Money  /  Antecedent

It Didn’t Start with Facebook: Surveillance and the Commercial Media

The era of audience exploitation began in earnest thanks in large part to the experiments of Dr. Frank Stanton in the 1930s.
Library of Congress

The science of tricking individuals into monetizing themselves for sale to advertisers is a very different thing than just “selling ads.”

Facebook has been selling user information to advertisers since long before the recent public revelations about Cambridge Analytica’s microtargetting during the 2016 elections. But the kind of audience surveillance Facebook engages in, historically speaking, has been the norm in our commercial media system. Except for the specificity of the data, and the grandiose (and questionable) claims of effectiveness, Facebook’s leveraging of detailed analytics to produce predictable behaviors should surprise nobody. Many of these same issues concerning privacy and surveillance arose with the development of Western Union’s monopoly on the telegraph in the late nineteenth century, and the growth of American Telegraph and Telephone (AT&T) in the early twentieth. Both corporations spied on users and tabulated behavioral data to maximize commercial sales. When broadcasting over the radio emerged in the 1920s and 1930s, the need to understand audiences in new and more complex ways became imperative. Because advertising underwrote radio in the United States, broadcast corporations had to sell more ads, and to sell more ads, they had to convince advertisers and their agencies they could influence consumer behavior more predictably.

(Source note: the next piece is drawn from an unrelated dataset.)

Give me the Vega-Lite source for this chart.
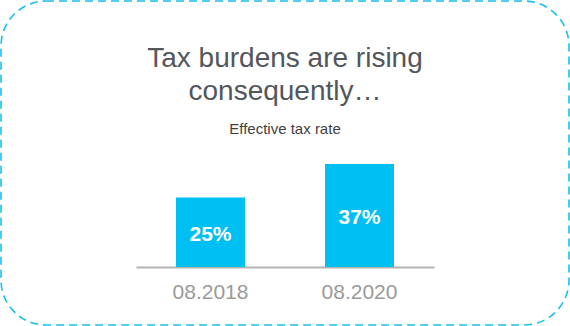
{
  "$schema": "https://vega.github.io/schema/vega-lite/v6.json",
  "width": 568,
  "height": 324,
  "padding": 1,
  "autosize": {"type": "none"},
  "background": "white",
  "config": {
    "font": "Liberation Sans",
    "view": {"stroke": "#19bfee", "strokeWidth": 1.6, "strokeDash": [8, 5], "cornerRadius": 45}
  },
  "title": {
    "text": ["Tax burdens are rising", "consequently…"],
    "subtitle": "Effective tax rate",
    "font": "Liberation Sans",
    "fontSize": 28,
    "fontWeight": "normal",
    "color": "#53565a",
    "lineHeight": 33,
    "subtitleFont": "Liberation Sans",
    "subtitleFontSize": 15,
    "subtitleColor": "#3f3f3f",
    "subtitlePadding": 16,
    "anchor": "middle",
    "frame": "group",
    "offset": -136
  },
  "data": {
    "values": [
      {"period": "08.2018", "rate": 0.25},
      {"period": "08.2020", "rate": 0.37}
    ]
  },
  "encoding": {
    "x": {
      "field": "period",
      "type": "nominal",
      "sort": null,
      "scale": {"range": [135, 433], "paddingInner": 0.537, "paddingOuter": 0.2685},
      "axis": {
        "title": null,
        "orient": "bottom",
        "offset": -58,
        "ticks": false,
        "grid": false,
        "labelAngle": 0,
        "labelFont": "Liberation Sans",
        "labelFontSize": 21,
        "labelColor": "#9a9a9a",
        "labelPadding": 14,
        "domainColor": "#b3b3b3",
        "domainWidth": 2
      }
    },
    "y": {
      "field": "rate",
      "type": "quantitative",
      "scale": {"domain": [0, 0.37], "range": [266, 163], "nice": false, "zero": true},
      "axis": null
    }
  },
  "layer": [
    {
      "mark": {"type": "bar", "color": "#00bff2"}
    },
    {
      "mark": {
        "type": "text",
        "color": "white",
        "fontSize": 21,
        "fontWeight": "bold",
        "baseline": "middle",
        "font": "Liberation Sans",
        "dy": {"expr": "(scale('y', 0) - scale('y', datum.rate)) / 2 + 2.5"}
      },
      "encoding": {
        "text": {"field": "rate", "type": "quantitative", "format": ".0%"}
      }
    }
  ]
}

The era of audience exploitation began in earnest thanks in large part to the experiments of Dr. Frank Stanton. In the fall of 1934, Stanton was a graduate student in the Psychology department at the Ohio State University, and he was fumbling for a dissertation idea. He knew that he wanted to study radio, which had transformed American life over the previous decade, but he wasn’t certain as to the best method of investigation. Stanton’s advisor, Harold Burtt, was an expert on educational psychology and he had always been fascinated with radio as well. In 1924, for instance, Burtt had conducted a novel experiment through the facilities of WEAO, Ohio State’s campus radio station. In a fifteen-minute program, Burtt attempted to transmit his thoughts telepathically through the ether. There’s no record of whether his experiment worked, but its mere existence illustrates that he shared with Stanton an enthusiasm for probing the psychological properties of new media.

Stanton and Burtt eventually settled on a plan. Stanton would improve the accuracy of audience metrics by secretly recording radio listening and matching it against self-reported surveys.